Nothing should be output except the lines from the one containing "Clone this chart in D3.js." through the one containing "categories.forEach((c, ci) =>", both ends included, each repeated exactly.

======== Records

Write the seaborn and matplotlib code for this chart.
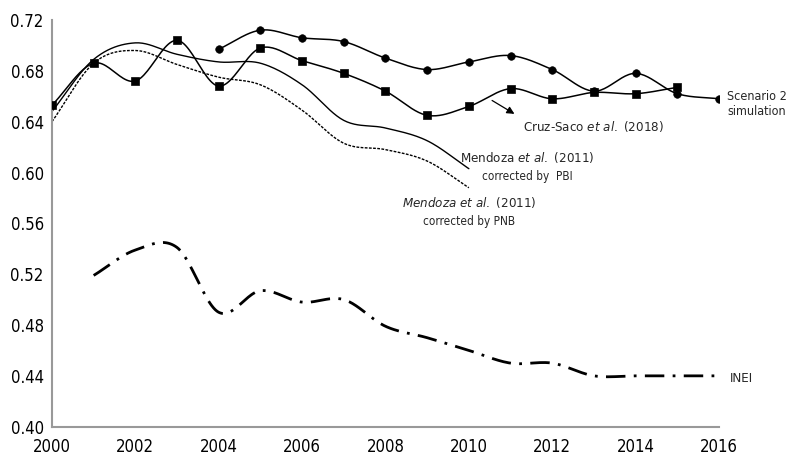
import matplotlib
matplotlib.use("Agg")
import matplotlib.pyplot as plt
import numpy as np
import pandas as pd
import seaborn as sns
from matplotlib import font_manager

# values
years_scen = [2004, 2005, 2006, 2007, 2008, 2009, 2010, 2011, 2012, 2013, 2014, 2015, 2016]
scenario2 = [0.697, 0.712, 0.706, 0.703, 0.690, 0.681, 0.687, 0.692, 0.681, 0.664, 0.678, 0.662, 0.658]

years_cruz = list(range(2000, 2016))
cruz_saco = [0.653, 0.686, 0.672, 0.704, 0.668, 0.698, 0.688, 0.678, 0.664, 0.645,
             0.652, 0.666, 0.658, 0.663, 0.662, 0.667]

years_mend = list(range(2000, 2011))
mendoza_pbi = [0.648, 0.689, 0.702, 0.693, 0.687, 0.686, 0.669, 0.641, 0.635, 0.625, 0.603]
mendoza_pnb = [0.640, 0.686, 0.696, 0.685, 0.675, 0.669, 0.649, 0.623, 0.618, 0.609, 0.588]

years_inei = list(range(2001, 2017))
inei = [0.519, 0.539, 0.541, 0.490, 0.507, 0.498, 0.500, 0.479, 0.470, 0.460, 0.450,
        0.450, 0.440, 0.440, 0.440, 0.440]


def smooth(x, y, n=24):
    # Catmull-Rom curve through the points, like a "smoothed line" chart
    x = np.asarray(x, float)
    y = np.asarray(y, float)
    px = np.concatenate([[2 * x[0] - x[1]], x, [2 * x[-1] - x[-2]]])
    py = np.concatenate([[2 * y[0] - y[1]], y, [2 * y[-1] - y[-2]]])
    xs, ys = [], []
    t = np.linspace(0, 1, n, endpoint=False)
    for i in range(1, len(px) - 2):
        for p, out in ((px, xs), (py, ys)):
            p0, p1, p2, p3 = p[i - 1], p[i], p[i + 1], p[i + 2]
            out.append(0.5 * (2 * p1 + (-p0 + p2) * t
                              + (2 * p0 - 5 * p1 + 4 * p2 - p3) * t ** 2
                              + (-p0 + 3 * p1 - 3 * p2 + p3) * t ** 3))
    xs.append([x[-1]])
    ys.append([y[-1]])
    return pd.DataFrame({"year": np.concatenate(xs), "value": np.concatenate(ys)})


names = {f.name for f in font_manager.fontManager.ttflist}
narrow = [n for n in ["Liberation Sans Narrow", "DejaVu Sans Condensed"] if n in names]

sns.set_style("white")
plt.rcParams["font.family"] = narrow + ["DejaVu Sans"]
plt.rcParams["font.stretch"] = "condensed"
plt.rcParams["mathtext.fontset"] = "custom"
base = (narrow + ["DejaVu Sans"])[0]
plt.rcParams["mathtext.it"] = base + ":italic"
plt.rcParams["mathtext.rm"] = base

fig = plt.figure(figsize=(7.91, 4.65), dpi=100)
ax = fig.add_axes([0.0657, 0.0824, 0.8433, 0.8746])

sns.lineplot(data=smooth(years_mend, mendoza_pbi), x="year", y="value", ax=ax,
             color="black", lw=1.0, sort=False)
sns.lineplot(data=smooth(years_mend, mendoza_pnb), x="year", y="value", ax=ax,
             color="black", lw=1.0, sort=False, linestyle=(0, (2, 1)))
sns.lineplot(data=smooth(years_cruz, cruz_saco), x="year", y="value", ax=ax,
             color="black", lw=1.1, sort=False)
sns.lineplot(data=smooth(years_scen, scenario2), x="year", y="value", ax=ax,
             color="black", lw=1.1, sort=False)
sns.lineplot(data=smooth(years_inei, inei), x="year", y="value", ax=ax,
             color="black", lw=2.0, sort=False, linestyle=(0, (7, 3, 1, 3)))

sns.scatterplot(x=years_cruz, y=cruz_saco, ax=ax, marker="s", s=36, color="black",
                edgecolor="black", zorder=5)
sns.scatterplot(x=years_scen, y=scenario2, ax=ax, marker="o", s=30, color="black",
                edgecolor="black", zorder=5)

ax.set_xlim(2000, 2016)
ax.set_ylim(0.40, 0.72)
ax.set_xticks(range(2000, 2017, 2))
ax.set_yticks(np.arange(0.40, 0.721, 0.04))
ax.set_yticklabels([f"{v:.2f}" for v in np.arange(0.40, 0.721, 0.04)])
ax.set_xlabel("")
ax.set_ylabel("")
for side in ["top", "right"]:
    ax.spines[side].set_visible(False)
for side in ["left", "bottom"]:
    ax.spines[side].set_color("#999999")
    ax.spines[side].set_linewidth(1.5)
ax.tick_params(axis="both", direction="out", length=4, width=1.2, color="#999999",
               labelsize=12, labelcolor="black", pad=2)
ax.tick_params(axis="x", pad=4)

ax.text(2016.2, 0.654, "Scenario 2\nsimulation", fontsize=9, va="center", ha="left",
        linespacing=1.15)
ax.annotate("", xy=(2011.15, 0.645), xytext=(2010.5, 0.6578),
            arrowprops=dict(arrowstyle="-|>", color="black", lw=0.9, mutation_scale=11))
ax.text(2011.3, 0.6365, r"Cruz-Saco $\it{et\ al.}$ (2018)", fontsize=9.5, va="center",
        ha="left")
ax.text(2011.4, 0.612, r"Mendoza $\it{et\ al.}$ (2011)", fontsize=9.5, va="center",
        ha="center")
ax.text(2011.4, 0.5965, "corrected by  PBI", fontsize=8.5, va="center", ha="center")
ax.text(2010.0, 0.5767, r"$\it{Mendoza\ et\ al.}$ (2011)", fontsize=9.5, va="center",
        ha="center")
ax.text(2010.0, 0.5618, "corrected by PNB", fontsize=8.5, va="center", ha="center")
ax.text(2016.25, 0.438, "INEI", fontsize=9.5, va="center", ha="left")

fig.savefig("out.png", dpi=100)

================
======== Records

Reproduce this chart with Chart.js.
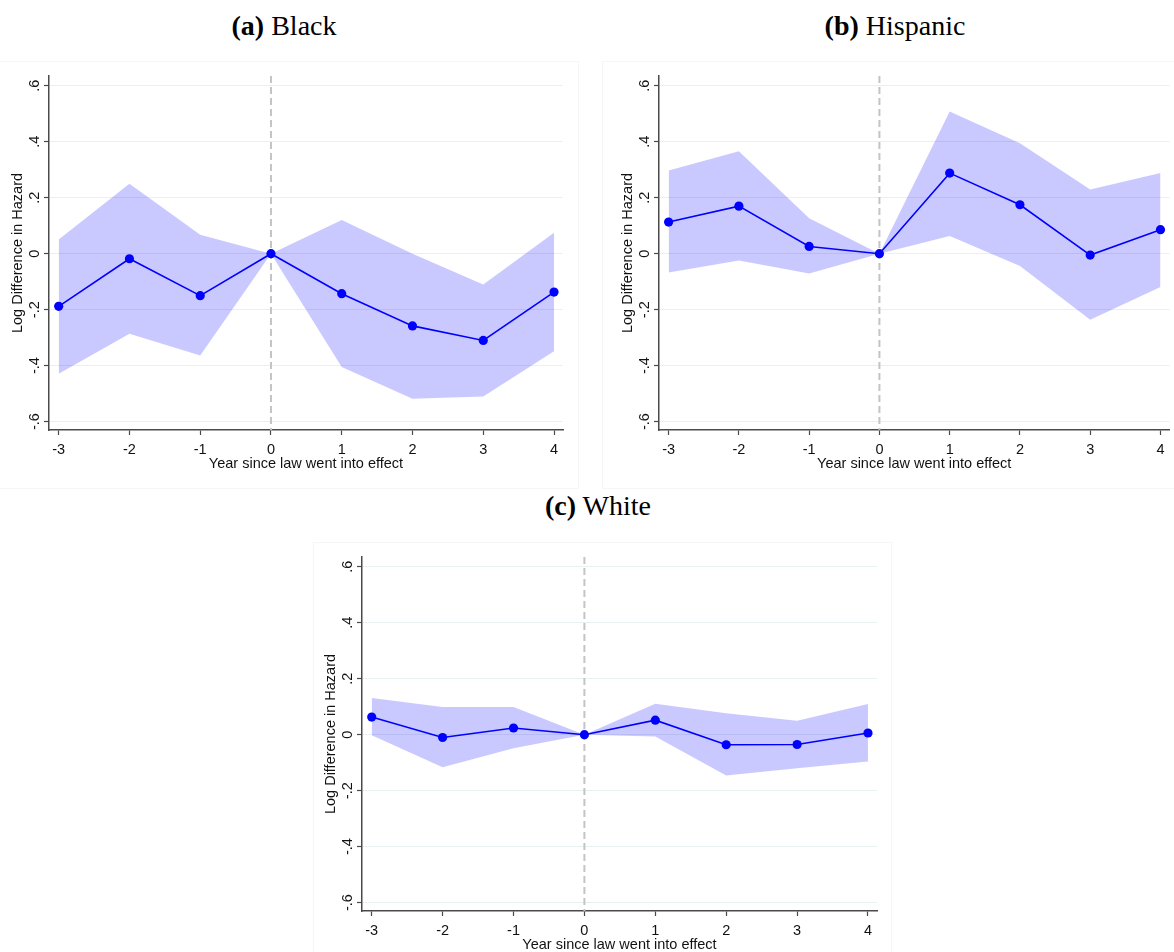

================
======== Records

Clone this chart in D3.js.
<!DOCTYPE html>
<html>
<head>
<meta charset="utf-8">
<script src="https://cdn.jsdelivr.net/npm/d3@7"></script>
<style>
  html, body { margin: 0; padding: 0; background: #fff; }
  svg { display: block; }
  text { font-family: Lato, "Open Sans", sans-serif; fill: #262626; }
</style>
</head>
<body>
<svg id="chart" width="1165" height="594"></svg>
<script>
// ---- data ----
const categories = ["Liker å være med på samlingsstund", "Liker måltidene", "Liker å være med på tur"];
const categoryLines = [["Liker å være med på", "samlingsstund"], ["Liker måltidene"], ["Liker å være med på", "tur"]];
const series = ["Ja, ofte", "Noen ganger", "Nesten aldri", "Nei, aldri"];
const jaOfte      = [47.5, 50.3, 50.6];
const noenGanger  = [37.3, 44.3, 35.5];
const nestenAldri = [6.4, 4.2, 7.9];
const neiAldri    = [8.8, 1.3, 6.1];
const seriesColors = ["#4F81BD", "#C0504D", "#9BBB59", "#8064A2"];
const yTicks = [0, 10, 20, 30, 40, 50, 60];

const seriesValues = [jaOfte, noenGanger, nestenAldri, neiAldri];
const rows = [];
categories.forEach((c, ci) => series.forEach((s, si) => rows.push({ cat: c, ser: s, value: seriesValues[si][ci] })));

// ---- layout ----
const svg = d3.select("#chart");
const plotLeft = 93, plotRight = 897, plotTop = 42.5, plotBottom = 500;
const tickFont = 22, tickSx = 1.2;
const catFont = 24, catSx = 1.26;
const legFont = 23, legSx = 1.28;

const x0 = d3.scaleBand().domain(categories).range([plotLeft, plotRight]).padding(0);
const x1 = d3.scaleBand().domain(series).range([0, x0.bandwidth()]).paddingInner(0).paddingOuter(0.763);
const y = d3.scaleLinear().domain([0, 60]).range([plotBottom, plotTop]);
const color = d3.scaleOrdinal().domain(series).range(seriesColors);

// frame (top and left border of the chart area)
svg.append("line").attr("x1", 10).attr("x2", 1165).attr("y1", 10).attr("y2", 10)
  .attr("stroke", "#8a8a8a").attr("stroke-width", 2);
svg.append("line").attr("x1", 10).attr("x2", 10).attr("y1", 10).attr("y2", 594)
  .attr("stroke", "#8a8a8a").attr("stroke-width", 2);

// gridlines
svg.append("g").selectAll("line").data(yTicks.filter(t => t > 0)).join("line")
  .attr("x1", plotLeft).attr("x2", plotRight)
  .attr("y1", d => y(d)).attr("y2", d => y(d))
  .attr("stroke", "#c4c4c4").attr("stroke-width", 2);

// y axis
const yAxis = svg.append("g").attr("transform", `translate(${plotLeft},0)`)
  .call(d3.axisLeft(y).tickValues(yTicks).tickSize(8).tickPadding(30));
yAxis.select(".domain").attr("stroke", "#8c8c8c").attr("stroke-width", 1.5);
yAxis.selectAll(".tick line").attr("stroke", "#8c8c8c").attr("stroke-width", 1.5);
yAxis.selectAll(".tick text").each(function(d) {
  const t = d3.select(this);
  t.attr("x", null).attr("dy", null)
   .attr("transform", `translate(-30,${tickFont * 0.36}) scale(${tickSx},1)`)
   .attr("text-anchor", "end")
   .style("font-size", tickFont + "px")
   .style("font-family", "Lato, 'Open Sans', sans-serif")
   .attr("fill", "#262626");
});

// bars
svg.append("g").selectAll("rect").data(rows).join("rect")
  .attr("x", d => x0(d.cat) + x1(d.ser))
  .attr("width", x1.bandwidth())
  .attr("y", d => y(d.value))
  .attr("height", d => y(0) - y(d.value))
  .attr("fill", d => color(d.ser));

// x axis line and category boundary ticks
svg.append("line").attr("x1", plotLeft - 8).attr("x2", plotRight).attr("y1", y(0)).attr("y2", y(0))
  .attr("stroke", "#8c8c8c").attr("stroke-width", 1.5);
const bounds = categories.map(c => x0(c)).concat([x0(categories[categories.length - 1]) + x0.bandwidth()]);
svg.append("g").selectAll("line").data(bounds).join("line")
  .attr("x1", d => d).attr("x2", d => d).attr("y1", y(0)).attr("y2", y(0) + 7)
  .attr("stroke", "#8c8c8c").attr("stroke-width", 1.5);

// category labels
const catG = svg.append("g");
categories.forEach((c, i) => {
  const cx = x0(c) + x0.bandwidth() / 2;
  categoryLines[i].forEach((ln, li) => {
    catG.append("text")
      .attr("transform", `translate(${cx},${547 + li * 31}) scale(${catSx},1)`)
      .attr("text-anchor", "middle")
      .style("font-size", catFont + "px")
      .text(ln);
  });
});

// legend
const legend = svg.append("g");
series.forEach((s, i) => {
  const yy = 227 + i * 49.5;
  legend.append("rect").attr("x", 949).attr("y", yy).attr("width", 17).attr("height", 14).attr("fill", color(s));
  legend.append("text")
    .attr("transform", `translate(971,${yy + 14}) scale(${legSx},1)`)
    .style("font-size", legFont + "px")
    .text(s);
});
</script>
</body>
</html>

================

▸ **Output for this exercise**:
Clone this chart in D3.js.
<!DOCTYPE html>
<html>
<head>
<meta charset="utf-8">
<script src="https://cdn.jsdelivr.net/npm/d3@7"></script>
<style>
  html, body { margin: 0; padding: 0; background: #fff; }
  svg { display: block; }
  text { font-family: Lato, "Open Sans", sans-serif; fill: #262626; }
</style>
</head>
<body>
<svg id="chart" width="1165" height="594"></svg>
<script>
// ---- data ----
const categories = ["Liker å være med på samlingsstund", "Liker måltidene", "Liker å være med på tur"];
const categoryLines = [["Liker å være med på", "samlingsstund"], ["Liker måltidene"], ["Liker å være med på", "tur"]];
const series = ["Ja, ofte", "Noen ganger", "Nesten aldri", "Nei, aldri"];
const jaOfte      = [47.5, 50.3, 50.6];
const noenGanger  = [37.3, 44.3, 35.5];
const nestenAldri = [6.4, 4.2, 7.9];
const neiAldri    = [8.8, 1.3, 6.1];
const seriesColors = ["#4F81BD", "#C0504D", "#9BBB59", "#8064A2"];
const yTicks = [0, 10, 20, 30, 40, 50, 60];

const seriesValues = [jaOfte, noenGanger, nestenAldri, neiAldri];
const rows = [];
categories.forEach((c, ci) => series.forEach((s, si) => rows.push({ cat: c, ser: s, value: seriesValues[si][ci] })));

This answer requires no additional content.